Exercise aim: Extract exactly the lines from the top of the records through the line containing "import * as", and keep pictures out of the copy.

>>>>

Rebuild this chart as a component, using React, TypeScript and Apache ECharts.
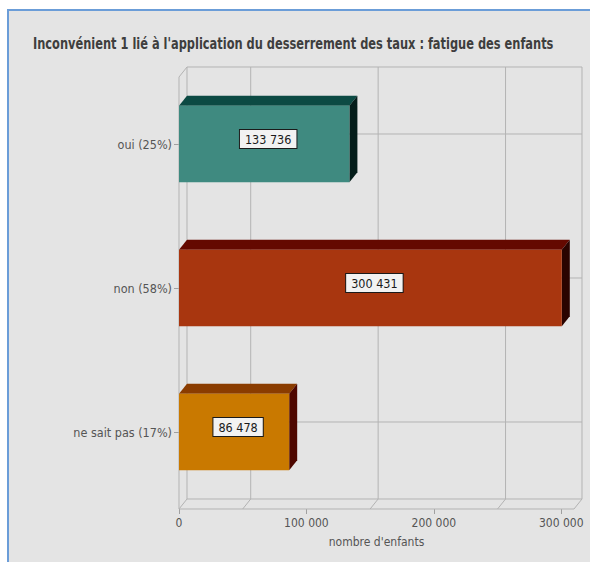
import React, { useEffect, useRef } from "react";
import * as echarts from "echarts";

const titleText = "Inconvénient 1 lié à l'application du desserrement des taux : fatigue des enfants";
const categories = ["oui (25%)", "non (58%)", "ne sait pas (17%)"];
const values = [133736, 300431, 86478];
const frontColors = ["#3f8a80", "#a8360f", "#c97900"];
const topColors = ["#0c4a43", "#640900", "#8a3c00"];
const sideColors = ["#041d1a", "#2a0400", "#4e0700"];
const xTickValues = [0, 100000, 200000, 300000];
const backGridValues = [50000, 150000, 250000];
const axisName = "nombre d'enfants";

const FONT = "'DejaVu Sans Condensed', 'DejaVu Sans', sans-serif";
const TITLE_FONT = `bold 15px ${FONT}`;
const TITLE_WIDTH = 521;
const DX = 8;
const DY = 10;
const GRID_COLOR = "#b3b3b3";

const fmt = (v: number) => String(v).replace(/\B(?=(\d{3})+(?!\d))/g, " ");

function measure(text: string, font: string): number {
  const c = document.createElement("canvas").getContext("2d");
  if (!c) return TITLE_WIDTH;
  c.font = font;
  return c.measureText(text).width;
}

export default function App() {
  const ref = useRef<HTMLDivElement>(null);
  useEffect(() => {
    if (!ref.current) return;
    const chart = echarts.init(ref.current, null, { renderer: "svg" });
    const lineStyle = { stroke: GRID_COLOR, lineWidth: 1 };
    const tw = measure(titleText, TITLE_FONT);
    const sx = Math.min(1, TITLE_WIDTH / tw);
    chart.setOption({
      animation: false,
      backgroundColor: "#ffffff",
      graphic: [
        {
          type: "rect",
          z: -10,
          silent: true,
          shape: { x: 8, y: 10, width: 600, height: 600 },
          style: { fill: "#e4e4e4", stroke: "#6b9dd8", lineWidth: 2 },
        },
        {
          type: "text",
          z: 10,
          silent: true,
          x: 33,
          y: 44,
          scaleX: sx,
          style: {
            text: titleText,
            font: TITLE_FONT,
            fill: "#3e3e3e",
            align: "left",
            verticalAlign: "middle",
          },
        },
      ],
      grid: { left: 179, right: 16, top: 72, bottom: 58, containLabel: false },
      xAxis: {
        type: "value",
        min: 0,
        max: 310000,
        interval: 100000,
        offset: 5,
        splitLine: { show: false },
        axisLine: { show: false },
        axisTick: { show: true, length: 5, customValues: xTickValues, lineStyle: { color: "#a0a0a0" } },
        axisLabel: {
          customValues: xTickValues,
          formatter: (v: number) => fmt(v),
          margin: 8,
          fontFamily: FONT,
          fontSize: 12,
          color: "#555555",
        },
        name: axisName,
        nameLocation: "middle",
        nameGap: 27,
        nameTextStyle: { fontFamily: FONT, fontSize: 12, color: "#555555" },
      },
      yAxis: {
        type: "category",
        inverse: true,
        data: categories,
        axisLine: { show: false },
        axisTick: { show: true, alignWithLabel: true, length: 5, lineStyle: { color: "#a0a0a0" } },
        axisLabel: { margin: 7, fontFamily: FONT, fontSize: 12.5, color: "#555555", padding: [3, 0, 0, 0] },
        splitLine: { show: false },
      },
      series: [
        {
          type: "custom",
          z: 1,
          silent: true,
          data: [[0, 0]],
          encode: { x: 0, y: 1 },
          renderItem: (params: any, api: any) => {
            const cs = params.coordSys;
            const x0 = api.coord([0, 0])[0];
            const xr = cs.x + cs.width;
            const ft = cs.y + 5;
            const fb = cs.y + cs.height + 5;
            const children: any[] = [];
            const ln = (x1: number, y1: number, x2: number, y2: number) =>
              children.push({ type: "line", shape: { x1, y1, x2, y2 }, style: lineStyle });
            // back wall
            ln(x0 + DX, ft - DY, xr + DX, ft - DY);
            ln(x0 + DX, ft - DY, x0 + DX, fb - DY);
            ln(xr + DX, ft - DY, xr + DX, fb - DY);
            ln(x0 + DX, fb - DY, xr + DX, fb - DY);
            // left wall
            ln(x0, ft, x0 + DX, ft - DY);
            ln(x0, ft, x0, fb);
            ln(x0, fb, x0 + DX, fb - DY);
            // floor front
            ln(x0, fb, xr, fb);
            ln(xr, fb, xr + DX, fb - DY);
            // vertical back gridlines + floor diagonals
            backGridValues.forEach((v) => {
              const x = api.coord([v, 0])[0];
              ln(x + DX, ft - DY, x + DX, fb - DY);
              ln(x, fb, x + DX, fb - DY);
            });
            // category lines on back wall
            categories.forEach((_, i) => {
              const y = api.coord([0, i])[1];
              ln(x0 + DX, y - DY, xr + DX, y - DY);
            });
            return { type: "group", children };
          },
        },
        {
          type: "custom",
          z: 3,
          silent: true,
          data: values.map((v, i) => [v, i]),
          encode: { x: 0, y: 1 },
          renderItem: (params: any, api: any) => {
            const i = params.dataIndex;
            const v = api.value(0);
            const [xs, yc] = api.coord([0, i]);
            const xe = api.coord([v, i])[0];
            const h = api.size([0, 1])[1] * 0.53;
            const yt = yc - h / 2;
            const yb = yc + h / 2;
            return {
              type: "group",
              children: [
                {
                  type: "polygon",
                  shape: { points: [[xs, yt], [xe, yt], [xe + DX, yt - DY], [xs + DX, yt - DY]] },
                  style: { fill: topColors[i] },
                },
                {
                  type: "polygon",
                  shape: { points: [[xe, yt], [xe + DX, yt - DY], [xe + DX, yb - DY], [xe, yb]] },
                  style: { fill: sideColors[i] },
                },
                {
                  type: "rect",
                  shape: { x: xs, y: yt, width: xe - xs, height: h },
                  style: { fill: frontColors[i] },
                },
                {
                  type: "text",
                  z2: 10,
                  style: {
                    x: (xs + xe) / 2 + DX / 2,
                    y: yc - DY / 2,
                    text: fmt(values[i]),
                    fill: "#1a1a1a",
                    font: `12.5px ${FONT}`,
                    align: "center",
                    verticalAlign: "middle",
                    backgroundColor: "#f2f2f2",
                    borderColor: "#1a1a1a",
                    borderWidth: 1,
                    padding: [3, 5, 2, 5],
                  },
                },
              ],
            };
          },
        },
      ],
    });
    return () => chart.dispose();
  }, []);
  return (
    <div
      ref={ref}
      style={{ position: "fixed", left: 0, top: 0, width: 590, height: 562 }}
    />
  );
}
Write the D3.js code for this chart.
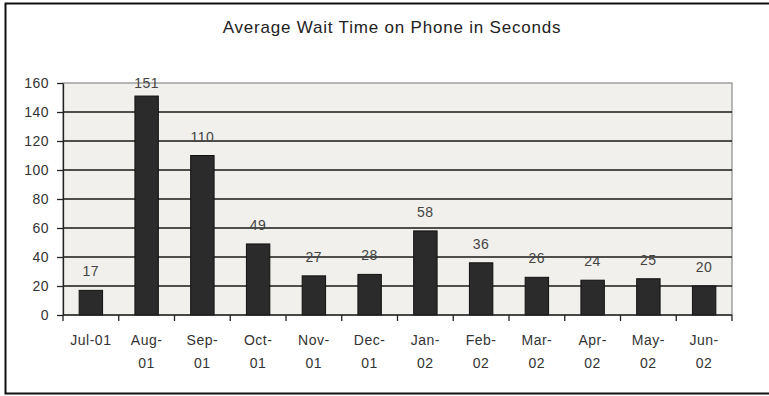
<!DOCTYPE html>
<html>
<head>
<meta charset="utf-8">
<script src="https://cdn.jsdelivr.net/npm/d3@7"></script>
<style>
  body { margin: 0; background: #fff; }
  svg { display: block; font-family: Arial, "Liberation Sans", sans-serif; }
  .grid line { stroke: #1a1a1a; stroke-width: 1.6; }
  .axis path, .axis line { stroke: #222; stroke-width: 1.3; }
  .axis text { fill: #333; font-size: 14px; letter-spacing: 0.5px; }
  .xlabel { fill: #333; font-size: 14px; letter-spacing: 1px; }
  .bar { fill: #2b2b2b; stroke: #111; stroke-width: 1; }
  .value { fill: #444; font-size: 14px; letter-spacing: 0.5px; text-anchor: middle; }
</style>
</head>
<body>
<svg id="chart" width="769" height="396"></svg>
<script>
// chart data
var months = ['Jul-01', 'Aug-01', 'Sep-01', 'Oct-01', 'Nov-01', 'Dec-01',
              'Jan-02', 'Feb-02', 'Mar-02', 'Apr-02', 'May-02', 'Jun-02'];
var waitSeconds = [17, 151, 110, 49, 27, 28, 58, 36, 26, 24, 25, 20];
var yTicks = [0, 20, 40, 60, 80, 100, 120, 140, 160];

var svg = d3.select('#chart'),
    plotLeft = 63,
    plotRight = 732,
    plotTop = 83,
    plotBottom = 315;

var x = d3.scaleBand()
    .domain(months)
    .range([plotLeft, plotRight])
    .paddingInner(0.58)
    .paddingOuter(0.29);

var y = d3.scaleLinear()
    .domain([0, 160])
    .range([plotBottom, plotTop]);

// outer frame (right side falls off the picture)
svg.append('path')
   .attr('d', 'M780,3.5 H5.5 V393.5 H780')
   .attr('fill', 'none')
   .attr('stroke', '#111')
   .attr('stroke-width', 2);

// plot area
svg.append('rect')
   .attr('x', plotLeft)
   .attr('y', plotTop)
   .attr('width', plotRight - plotLeft)
   .attr('height', plotBottom - plotTop)
   .attr('fill', '#f1f0ec')
   .attr('stroke', '#8a8a8a')
   .attr('stroke-width', 1.2);

svg.append('text')
   .attr('x', 392)
   .attr('y', 33)
   .attr('text-anchor', 'middle')
   .attr('font-size', '17px')
   .attr('letter-spacing', '0.8px')
   .attr('fill', '#222')
   .text('Average Wait Time on Phone in Seconds');

// horizontal gridlines, skip the top one which is the plot border
svg.append('g')
   .attr('class', 'grid')
   .selectAll('line')
   .data(yTicks.filter(function(t){ return t > 0 && t < 160; }))
   .enter().append('line')
   .attr('x1', plotLeft)
   .attr('x2', plotRight)
   .attr('y1', function(d){ return y(d); })
   .attr('y2', function(d){ return y(d); });

svg.selectAll('.bar')
   .data(waitSeconds)
   .enter().append('rect')
   .attr('class', 'bar')
   .attr('x', function(d, i){ return x(months[i]); })
   .attr('y', function(d){ return y(d); })
   .attr('width', x.bandwidth())
   .attr('height', function(d){ return plotBottom - y(d); });

svg.selectAll('.value')
   .data(waitSeconds)
   .enter().append('text')
   .attr('class', 'value')
   .attr('x', function(d, i){ return x(months[i]) + x.bandwidth() / 2; })
   .attr('y', function(d){ return Math.max(y(d) - 14, plotTop + 5); })
   .text(function(d){ return d; });

// y axis
svg.append('g')
   .attr('class', 'axis')
   .attr('transform', 'translate(' + plotLeft + ',0)')
   .call(d3.axisLeft(y).tickValues(yTicks).tickSize(6).tickPadding(8).tickSizeOuter(0));

// x axis with ticks between categories
var xAxis = svg.append('g')
   .attr('class', 'axis')
   .attr('transform', 'translate(0,' + plotBottom + ')');
xAxis.append('line')
   .attr('x1', plotLeft).attr('x2', plotRight)
   .attr('y1', 0).attr('y2', 0);
xAxis.selectAll('.tick')
   .data(d3.range(months.length + 1))
   .enter().append('line')
   .attr('x1', function(i){ return plotLeft + i * x.step(); })
   .attr('x2', function(i){ return plotLeft + i * x.step(); })
   .attr('y1', 0)
   .attr('y2', 6);

xAxis.selectAll('.xlabel')
   .data(months)
   .enter().append('text')
   .attr('class', 'xlabel')
   .attr('text-anchor', 'middle')
   .attr('x', function(d){ return x(d) + x.bandwidth() / 2; })
   .attr('y', 30)
   .each(function(d, i){
     var t = d3.select(this);
     if (i === 0) { t.text(d); return; }
     var parts = d.split('-');
     t.append('tspan').attr('x', x(d) + x.bandwidth() / 2).text(parts[0] + '-');
     t.append('tspan').attr('x', x(d) + x.bandwidth() / 2).attr('dy', 23).text(parts[1]);
   });
</script>
</body>
</html>
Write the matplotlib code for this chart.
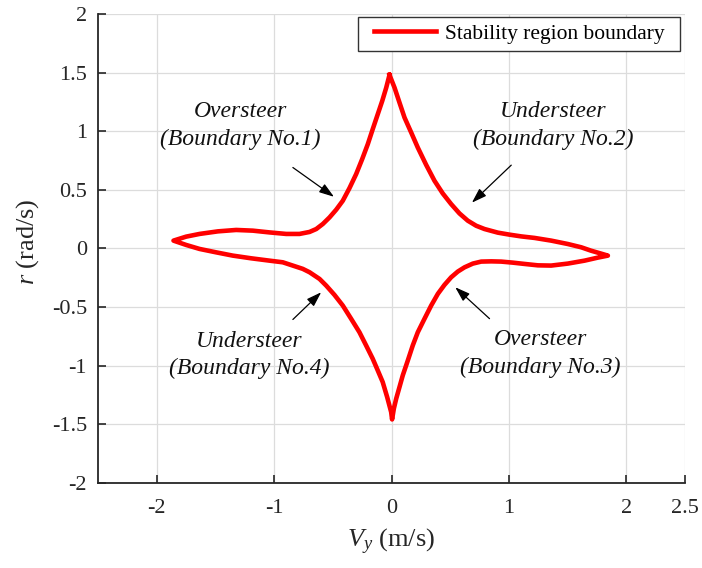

<<<<

Solution to the exercise:
Rebuild this chart as a component, using React, TypeScript and Apache ECharts.
import React, { useEffect, useRef } from "react";
import * as echarts from "echarts";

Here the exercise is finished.